I'm guessing this is not actually a quote from one of the United States founding fathers, your Constitution, Bill of Rights, or Supreme Court.

In fact, I'm guessing lame anwar losers.

----------------------------

newb,

You did the right thing.


RedlineIt


----------



## Bigus Termitius (Jul 30, 2008)

I've got my 10 year old in training on side jobs with all the PPE. He wears it like a badge.

He won't be feeding any chippers any time soon though. There is plenty else for him to do and master first.

I would have rather confronted the man first...alone. Then maybe, I would have taken someone with me if he wouldn't hear me. (in this case, the caller) 

The law would have been a last resort for me too, but I'm not judging....if you aren't comfortable with confrontation at least you know that no kid became chipper fodder on your watch. That's enough....and far more important than anyone's feelings on whether you did the right thing or not.

When someone takes a group of kids out in public, work or play, and puts them in harms way, they are opening themselves up for honest community concern. There is nothing wrong with that, community concern, provided it stays in bounds.

Put the kids to work, you bet, but give them the tools and PPE better than we had it where we can. And yet, teach them the old paths and old ways so they can know.

Protect them, they are an awesome investment, so that they can work another day.


----------



## Wortown Mick (Jul 30, 2008)

RedlineIt said:


> Yeah, deafness is a wave off. Wave off speaking people for the rest of your life. Unless you learn to read lips, when you should have read the manual.
> 
> Proper eye protection while operating a chipper, what do the manufacturers know, what does OSHA know, scraped cornea are a cheap and easy fix.
> 
> ...



I have NEVER been hit in the face, let alone the eye with a wood chip flying out of a chipper while I was operating it. Ive only been hit with chips when I was taking a piss in the back of the truck and the other groundie ran a little branch through to get me, I told him I was takin a leak and not to chip 

Ive been hit in the face with brush jumping around / twisting and I suppose it could cause injury.
So about how far away can you tell if somones wearing earplugs? 

My point is the clear and present danger of a chipper is being chipped.
PPE doesnt stand a chance.


As far as calling the cops goes, its was just such a bonehead move.. Something a little old lady with 17 cats and not a self respecting grown man would do without damn good reason. Im afraid a couple kids that were actually outside, and not playing video games, let alone WORKING without some brain buckets, does not merit a 911 call.

As far as that quote, its actually mafia related.. Omerta.
Anwar losers? Arctic national wildlife refuge? Anti-War? 

The other part of the quote is "for a wounded man shall say to his assailant " If I live, I will kill you.
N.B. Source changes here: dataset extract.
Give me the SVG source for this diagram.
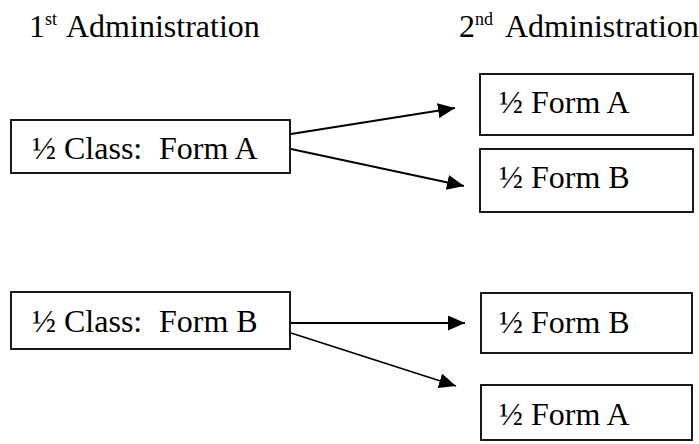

But if I die, you are forgiven. Such is the rule of honor"

Basicly means keep your mouth shut and dont talk to police, town officials, anyone official, take care of your own problems. _Like a man_


So does he get paid for occupational safety?
Like I said earlier, the fact that guy even went to his customers house not to do or bid work but to snoop on another company and report them..
I hope he drove a lettered vehicle and that guy saw hisr company name so he can catch a beating or have some gear or saws fall off his truck. 
Not speaking to the guy first = spineless


----------



## Wortown Mick (Jul 30, 2008)

Bigus Termitius said:


> I've got my 10 year old in training on side jobs with all the PPE. He wears it like a badge.
> 
> He won't be feeding any chippers any time soon though. There is plenty else for him to do and master first.
> 
> ...



Short of tethering a kid 3 feet away from the edge of the infeed chute no amount of PPE will prevent a kid from being chipper fodder if they start getting fed.
Thats fact.


----------



## reachtreeservi (Jul 30, 2008)

Wortown Mick said:


> Like I said earlier, the fact that guy even went to his customers house not to do or bid work but to snoop on another company and report them..
> I hope he drove a lettered vehicle and that guy saw hisr company name so he can catch a beating or have some gear or saws fall off his truck.
> Not speaking to the guy first = spineless



I agree that calling the law instead of talking to a treeman is spineless.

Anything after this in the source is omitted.